### Work to be completed:
Print, exactly as written, every line from the first line of the records below through the line containing "0.569, 0.562, 0.555]", and nothing further.
══════
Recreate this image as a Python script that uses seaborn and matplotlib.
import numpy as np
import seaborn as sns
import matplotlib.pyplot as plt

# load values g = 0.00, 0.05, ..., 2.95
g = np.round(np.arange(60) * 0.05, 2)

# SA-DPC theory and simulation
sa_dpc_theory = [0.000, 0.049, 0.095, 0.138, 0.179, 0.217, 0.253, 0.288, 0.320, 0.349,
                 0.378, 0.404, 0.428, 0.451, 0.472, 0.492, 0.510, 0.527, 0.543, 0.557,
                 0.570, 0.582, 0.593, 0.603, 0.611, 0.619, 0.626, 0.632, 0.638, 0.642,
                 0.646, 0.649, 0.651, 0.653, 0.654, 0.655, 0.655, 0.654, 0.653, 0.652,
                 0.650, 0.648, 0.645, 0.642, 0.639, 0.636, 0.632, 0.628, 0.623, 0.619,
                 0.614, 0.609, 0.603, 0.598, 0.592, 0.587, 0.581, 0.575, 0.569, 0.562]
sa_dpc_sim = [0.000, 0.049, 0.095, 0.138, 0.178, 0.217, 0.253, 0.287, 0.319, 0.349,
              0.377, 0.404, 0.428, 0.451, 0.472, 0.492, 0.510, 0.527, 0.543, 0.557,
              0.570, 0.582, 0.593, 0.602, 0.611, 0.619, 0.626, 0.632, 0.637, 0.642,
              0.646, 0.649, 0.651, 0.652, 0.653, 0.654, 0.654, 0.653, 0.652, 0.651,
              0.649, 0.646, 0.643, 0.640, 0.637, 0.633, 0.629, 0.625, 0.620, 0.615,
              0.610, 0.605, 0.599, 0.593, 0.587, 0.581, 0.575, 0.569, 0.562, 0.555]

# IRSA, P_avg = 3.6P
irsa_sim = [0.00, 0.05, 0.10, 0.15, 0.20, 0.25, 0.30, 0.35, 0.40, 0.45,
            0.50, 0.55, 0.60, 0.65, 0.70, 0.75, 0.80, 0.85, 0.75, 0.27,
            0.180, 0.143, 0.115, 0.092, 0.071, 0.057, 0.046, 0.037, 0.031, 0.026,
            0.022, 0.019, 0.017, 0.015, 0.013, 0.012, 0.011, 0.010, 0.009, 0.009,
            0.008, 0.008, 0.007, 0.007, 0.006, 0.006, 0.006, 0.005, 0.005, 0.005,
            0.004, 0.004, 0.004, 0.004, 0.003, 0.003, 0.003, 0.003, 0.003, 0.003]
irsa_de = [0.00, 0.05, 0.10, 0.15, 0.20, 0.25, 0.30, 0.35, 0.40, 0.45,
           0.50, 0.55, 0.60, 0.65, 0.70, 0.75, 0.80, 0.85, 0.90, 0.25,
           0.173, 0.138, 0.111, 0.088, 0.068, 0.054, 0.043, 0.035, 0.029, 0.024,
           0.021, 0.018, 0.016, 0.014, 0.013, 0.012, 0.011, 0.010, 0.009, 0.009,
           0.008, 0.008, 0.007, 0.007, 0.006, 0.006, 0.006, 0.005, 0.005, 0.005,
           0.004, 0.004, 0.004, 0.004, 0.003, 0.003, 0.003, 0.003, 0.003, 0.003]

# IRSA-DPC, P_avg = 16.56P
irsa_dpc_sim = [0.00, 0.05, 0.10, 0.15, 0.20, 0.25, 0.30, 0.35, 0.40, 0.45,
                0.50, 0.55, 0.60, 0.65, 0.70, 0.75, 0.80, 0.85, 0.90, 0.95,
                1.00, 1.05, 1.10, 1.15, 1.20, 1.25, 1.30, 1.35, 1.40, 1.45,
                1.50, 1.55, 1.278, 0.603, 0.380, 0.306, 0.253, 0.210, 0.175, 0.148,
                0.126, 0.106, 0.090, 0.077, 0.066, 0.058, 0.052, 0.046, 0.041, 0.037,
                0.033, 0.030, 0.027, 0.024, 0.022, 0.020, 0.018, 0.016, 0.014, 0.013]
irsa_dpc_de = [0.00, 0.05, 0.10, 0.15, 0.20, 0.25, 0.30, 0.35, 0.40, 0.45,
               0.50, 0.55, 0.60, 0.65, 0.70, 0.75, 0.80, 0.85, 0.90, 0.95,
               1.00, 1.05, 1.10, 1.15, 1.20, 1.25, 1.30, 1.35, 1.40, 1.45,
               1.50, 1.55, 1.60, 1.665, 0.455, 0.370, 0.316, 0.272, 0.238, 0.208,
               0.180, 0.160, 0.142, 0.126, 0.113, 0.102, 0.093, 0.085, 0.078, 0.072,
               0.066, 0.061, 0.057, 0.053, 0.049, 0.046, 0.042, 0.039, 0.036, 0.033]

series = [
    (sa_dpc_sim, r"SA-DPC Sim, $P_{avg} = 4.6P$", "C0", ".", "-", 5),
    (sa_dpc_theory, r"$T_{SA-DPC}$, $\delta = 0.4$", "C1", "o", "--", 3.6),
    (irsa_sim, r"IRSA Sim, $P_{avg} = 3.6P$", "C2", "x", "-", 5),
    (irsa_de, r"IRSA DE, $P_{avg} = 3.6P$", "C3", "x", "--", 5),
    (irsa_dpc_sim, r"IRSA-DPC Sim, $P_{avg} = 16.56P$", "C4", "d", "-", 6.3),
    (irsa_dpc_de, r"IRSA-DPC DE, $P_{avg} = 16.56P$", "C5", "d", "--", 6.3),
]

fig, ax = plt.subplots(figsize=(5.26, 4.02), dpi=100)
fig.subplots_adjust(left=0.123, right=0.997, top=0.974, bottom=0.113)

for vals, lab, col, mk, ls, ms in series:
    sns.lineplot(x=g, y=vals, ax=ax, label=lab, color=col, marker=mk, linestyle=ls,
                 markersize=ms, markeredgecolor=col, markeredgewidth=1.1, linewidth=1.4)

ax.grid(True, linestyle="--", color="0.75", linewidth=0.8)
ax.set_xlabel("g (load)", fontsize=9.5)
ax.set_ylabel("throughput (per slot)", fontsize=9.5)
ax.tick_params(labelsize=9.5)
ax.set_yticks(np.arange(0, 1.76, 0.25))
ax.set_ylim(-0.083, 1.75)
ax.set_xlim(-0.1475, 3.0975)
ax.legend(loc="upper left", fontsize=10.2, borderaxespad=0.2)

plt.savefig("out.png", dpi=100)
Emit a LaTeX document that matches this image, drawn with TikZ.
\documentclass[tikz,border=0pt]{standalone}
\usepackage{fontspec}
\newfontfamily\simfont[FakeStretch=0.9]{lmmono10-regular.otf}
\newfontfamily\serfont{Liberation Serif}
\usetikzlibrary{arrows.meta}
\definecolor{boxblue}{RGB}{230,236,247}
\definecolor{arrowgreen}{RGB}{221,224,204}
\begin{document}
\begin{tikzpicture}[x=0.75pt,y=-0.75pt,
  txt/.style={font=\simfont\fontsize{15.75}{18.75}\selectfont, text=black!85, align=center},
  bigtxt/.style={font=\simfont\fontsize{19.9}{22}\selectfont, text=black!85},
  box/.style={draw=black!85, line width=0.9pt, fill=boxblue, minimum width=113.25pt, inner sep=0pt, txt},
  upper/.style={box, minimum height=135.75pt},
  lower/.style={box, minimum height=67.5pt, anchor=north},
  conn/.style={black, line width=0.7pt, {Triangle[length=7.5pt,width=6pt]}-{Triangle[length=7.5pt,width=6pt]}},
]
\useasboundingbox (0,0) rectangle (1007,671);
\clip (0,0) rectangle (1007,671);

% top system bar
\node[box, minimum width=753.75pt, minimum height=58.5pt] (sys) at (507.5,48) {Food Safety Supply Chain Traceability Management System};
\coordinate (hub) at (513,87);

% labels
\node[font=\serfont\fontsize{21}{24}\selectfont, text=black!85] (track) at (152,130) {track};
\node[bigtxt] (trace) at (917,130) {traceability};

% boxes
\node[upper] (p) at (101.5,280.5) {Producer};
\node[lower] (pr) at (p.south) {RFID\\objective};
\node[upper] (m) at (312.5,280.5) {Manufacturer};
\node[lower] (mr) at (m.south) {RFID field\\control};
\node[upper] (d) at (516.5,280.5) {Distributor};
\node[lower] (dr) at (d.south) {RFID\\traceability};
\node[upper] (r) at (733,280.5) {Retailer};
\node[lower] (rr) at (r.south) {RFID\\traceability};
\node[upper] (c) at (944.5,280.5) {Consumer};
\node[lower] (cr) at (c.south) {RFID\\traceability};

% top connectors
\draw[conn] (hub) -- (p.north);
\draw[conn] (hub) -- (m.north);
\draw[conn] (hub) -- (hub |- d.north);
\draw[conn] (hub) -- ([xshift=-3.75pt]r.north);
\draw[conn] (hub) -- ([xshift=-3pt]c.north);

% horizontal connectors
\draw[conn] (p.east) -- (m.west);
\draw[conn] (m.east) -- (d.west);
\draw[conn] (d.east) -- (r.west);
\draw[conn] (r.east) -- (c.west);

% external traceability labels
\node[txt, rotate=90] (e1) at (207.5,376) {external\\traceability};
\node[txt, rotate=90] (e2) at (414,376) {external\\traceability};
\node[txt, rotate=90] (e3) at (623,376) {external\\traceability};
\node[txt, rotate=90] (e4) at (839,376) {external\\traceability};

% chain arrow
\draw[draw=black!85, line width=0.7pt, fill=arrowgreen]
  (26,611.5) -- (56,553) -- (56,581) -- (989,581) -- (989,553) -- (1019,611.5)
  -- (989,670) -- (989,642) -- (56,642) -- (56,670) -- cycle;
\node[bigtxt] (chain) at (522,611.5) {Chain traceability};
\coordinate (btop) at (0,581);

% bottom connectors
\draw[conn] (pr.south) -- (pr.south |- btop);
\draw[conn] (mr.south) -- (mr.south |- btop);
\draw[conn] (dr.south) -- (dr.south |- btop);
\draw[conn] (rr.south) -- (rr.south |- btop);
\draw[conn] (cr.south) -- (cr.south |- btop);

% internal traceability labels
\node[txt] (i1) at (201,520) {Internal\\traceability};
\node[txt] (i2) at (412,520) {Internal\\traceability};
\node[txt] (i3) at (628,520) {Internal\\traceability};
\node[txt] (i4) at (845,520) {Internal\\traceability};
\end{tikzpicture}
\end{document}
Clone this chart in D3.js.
══════
### Answer to this problem:
Recreate this image as a Python script that uses seaborn and matplotlib.
import numpy as np
import seaborn as sns
import matplotlib.pyplot as plt

# load values g = 0.00, 0.05, ..., 2.95
g = np.round(np.arange(60) * 0.05, 2)

# SA-DPC theory and simulation
sa_dpc_theory = [0.000, 0.049, 0.095, 0.138, 0.179, 0.217, 0.253, 0.288, 0.320, 0.349,
                 0.378, 0.404, 0.428, 0.451, 0.472, 0.492, 0.510, 0.527, 0.543, 0.557,
                 0.570, 0.582, 0.593, 0.603, 0.611, 0.619, 0.626, 0.632, 0.638, 0.642,
                 0.646, 0.649, 0.651, 0.653, 0.654, 0.655, 0.655, 0.654, 0.653, 0.652,
                 0.650, 0.648, 0.645, 0.642, 0.639, 0.636, 0.632, 0.628, 0.623, 0.619,
                 0.614, 0.609, 0.603, 0.598, 0.592, 0.587, 0.581, 0.575, 0.569, 0.562]
sa_dpc_sim = [0.000, 0.049, 0.095, 0.138, 0.178, 0.217, 0.253, 0.287, 0.319, 0.349,
              0.377, 0.404, 0.428, 0.451, 0.472, 0.492, 0.510, 0.527, 0.543, 0.557,
              0.570, 0.582, 0.593, 0.602, 0.611, 0.619, 0.626, 0.632, 0.637, 0.642,
              0.646, 0.649, 0.651, 0.652, 0.653, 0.654, 0.654, 0.653, 0.652, 0.651,
              0.649, 0.646, 0.643, 0.640, 0.637, 0.633, 0.629, 0.625, 0.620, 0.615,
              0.610, 0.605, 0.599, 0.593, 0.587, 0.581, 0.575, 0.569, 0.562, 0.555]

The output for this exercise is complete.